Tencent / NeuralNLP-NeuralClassifier

An Open-source Neural Hierarchical Multi-label Text Classification Toolkit
Other
1.85k stars 406 forks source link

Thanks for sharing this! Just a question about the sample dataset provided. #42

Closed wangcongcong123 closed 4 years ago

wangcongcong123 commented 4 years ago

I went to the website (http://manikvarma.org/downloads/XC/XMLRepository.html) for downloading rcv1-2 dataset where I only find numeric form of the dataset, i.e. samples exist by the form of feature representations instead of raw texts.
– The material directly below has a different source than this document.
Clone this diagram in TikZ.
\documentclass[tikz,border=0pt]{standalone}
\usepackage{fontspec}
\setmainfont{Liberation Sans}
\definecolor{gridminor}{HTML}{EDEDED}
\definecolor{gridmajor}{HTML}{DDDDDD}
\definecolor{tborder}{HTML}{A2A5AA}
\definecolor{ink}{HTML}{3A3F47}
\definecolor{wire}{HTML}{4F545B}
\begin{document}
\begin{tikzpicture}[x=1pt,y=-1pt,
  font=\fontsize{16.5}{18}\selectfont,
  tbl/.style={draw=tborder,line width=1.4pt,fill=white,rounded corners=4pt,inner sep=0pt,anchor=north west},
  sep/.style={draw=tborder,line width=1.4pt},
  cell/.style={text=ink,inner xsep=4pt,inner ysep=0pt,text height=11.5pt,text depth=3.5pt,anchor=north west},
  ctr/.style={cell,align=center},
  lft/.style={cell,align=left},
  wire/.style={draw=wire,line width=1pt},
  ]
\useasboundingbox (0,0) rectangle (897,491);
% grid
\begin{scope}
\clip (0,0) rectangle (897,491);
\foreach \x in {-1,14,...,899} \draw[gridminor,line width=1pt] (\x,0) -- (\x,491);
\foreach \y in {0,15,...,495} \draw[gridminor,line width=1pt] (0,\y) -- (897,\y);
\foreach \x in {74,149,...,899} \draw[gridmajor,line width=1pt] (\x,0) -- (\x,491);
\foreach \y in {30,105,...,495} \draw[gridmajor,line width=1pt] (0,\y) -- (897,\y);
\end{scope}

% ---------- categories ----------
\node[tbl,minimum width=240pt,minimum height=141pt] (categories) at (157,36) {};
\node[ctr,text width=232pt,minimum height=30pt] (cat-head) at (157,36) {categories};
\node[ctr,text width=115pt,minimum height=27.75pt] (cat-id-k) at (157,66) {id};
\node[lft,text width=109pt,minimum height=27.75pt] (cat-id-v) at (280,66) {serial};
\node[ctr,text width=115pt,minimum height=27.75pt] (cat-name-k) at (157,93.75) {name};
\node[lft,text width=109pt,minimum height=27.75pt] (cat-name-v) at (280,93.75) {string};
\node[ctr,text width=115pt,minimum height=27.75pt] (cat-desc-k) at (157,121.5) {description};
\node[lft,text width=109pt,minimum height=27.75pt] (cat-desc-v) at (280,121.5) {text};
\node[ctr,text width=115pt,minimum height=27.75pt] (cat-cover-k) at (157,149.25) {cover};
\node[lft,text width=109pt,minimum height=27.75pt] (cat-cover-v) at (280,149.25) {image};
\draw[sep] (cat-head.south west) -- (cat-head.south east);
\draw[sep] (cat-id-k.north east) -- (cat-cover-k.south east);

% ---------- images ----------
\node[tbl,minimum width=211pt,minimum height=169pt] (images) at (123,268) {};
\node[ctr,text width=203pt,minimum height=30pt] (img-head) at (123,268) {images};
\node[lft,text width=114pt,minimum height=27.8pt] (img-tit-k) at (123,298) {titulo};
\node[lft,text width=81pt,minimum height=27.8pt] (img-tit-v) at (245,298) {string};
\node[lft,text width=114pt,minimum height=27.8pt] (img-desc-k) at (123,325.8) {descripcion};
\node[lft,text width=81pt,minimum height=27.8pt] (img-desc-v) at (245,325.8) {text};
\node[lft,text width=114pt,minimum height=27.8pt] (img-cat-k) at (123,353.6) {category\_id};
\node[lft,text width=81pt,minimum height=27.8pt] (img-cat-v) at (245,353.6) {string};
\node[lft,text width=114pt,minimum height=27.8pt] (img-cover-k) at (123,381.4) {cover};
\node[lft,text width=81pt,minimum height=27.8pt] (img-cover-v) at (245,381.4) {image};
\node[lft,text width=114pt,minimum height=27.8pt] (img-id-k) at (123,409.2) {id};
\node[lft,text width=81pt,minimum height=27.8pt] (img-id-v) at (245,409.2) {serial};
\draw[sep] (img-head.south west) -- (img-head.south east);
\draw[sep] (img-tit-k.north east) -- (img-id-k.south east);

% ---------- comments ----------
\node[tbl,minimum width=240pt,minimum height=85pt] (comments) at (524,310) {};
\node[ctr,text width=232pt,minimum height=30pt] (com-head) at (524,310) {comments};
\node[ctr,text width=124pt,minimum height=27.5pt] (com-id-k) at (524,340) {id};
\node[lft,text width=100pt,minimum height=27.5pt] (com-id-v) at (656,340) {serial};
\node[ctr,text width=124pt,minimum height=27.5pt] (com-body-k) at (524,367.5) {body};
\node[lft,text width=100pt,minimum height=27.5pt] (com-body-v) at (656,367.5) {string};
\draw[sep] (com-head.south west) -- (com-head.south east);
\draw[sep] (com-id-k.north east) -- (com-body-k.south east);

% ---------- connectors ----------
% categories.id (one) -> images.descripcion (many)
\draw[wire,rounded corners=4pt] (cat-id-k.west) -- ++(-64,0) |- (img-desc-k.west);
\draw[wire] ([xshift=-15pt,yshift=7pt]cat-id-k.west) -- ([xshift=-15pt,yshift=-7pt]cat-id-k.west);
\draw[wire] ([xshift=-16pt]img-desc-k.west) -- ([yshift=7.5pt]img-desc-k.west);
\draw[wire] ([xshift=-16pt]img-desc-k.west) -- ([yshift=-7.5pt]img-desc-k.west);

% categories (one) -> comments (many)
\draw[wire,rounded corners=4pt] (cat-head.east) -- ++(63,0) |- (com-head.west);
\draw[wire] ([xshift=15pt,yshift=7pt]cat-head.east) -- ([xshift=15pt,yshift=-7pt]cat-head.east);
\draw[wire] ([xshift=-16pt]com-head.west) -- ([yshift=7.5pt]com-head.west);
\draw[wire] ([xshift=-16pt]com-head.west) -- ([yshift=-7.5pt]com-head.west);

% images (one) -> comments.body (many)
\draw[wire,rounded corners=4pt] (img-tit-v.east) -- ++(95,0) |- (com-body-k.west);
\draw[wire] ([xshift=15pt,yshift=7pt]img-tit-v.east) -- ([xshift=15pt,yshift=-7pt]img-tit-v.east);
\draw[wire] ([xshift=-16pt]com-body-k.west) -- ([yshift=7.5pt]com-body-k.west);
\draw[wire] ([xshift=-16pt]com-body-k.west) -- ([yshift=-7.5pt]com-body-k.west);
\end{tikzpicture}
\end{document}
Just curious about how you convert it to the raw tokens as in your repository: data/rcv1_*.json -> "doc_token"

Thanks.

coderbyr commented 4 years ago

I went to the website (http://manikvarma.org/downloads/XC/XMLRepository.html) for downloading rcv1-2 dataset where I only find numeric form of the dataset, i.e. samples exist by the form of feature representations instead of raw texts. Just curious about how you convert it to the raw tokens as in your repository: data/rcv1_*.json -> "doc_token"

Thanks. It's not the right version of RCV1 dataset (Reuters Corpus, Volume 1) here we used, you may find a raw token version.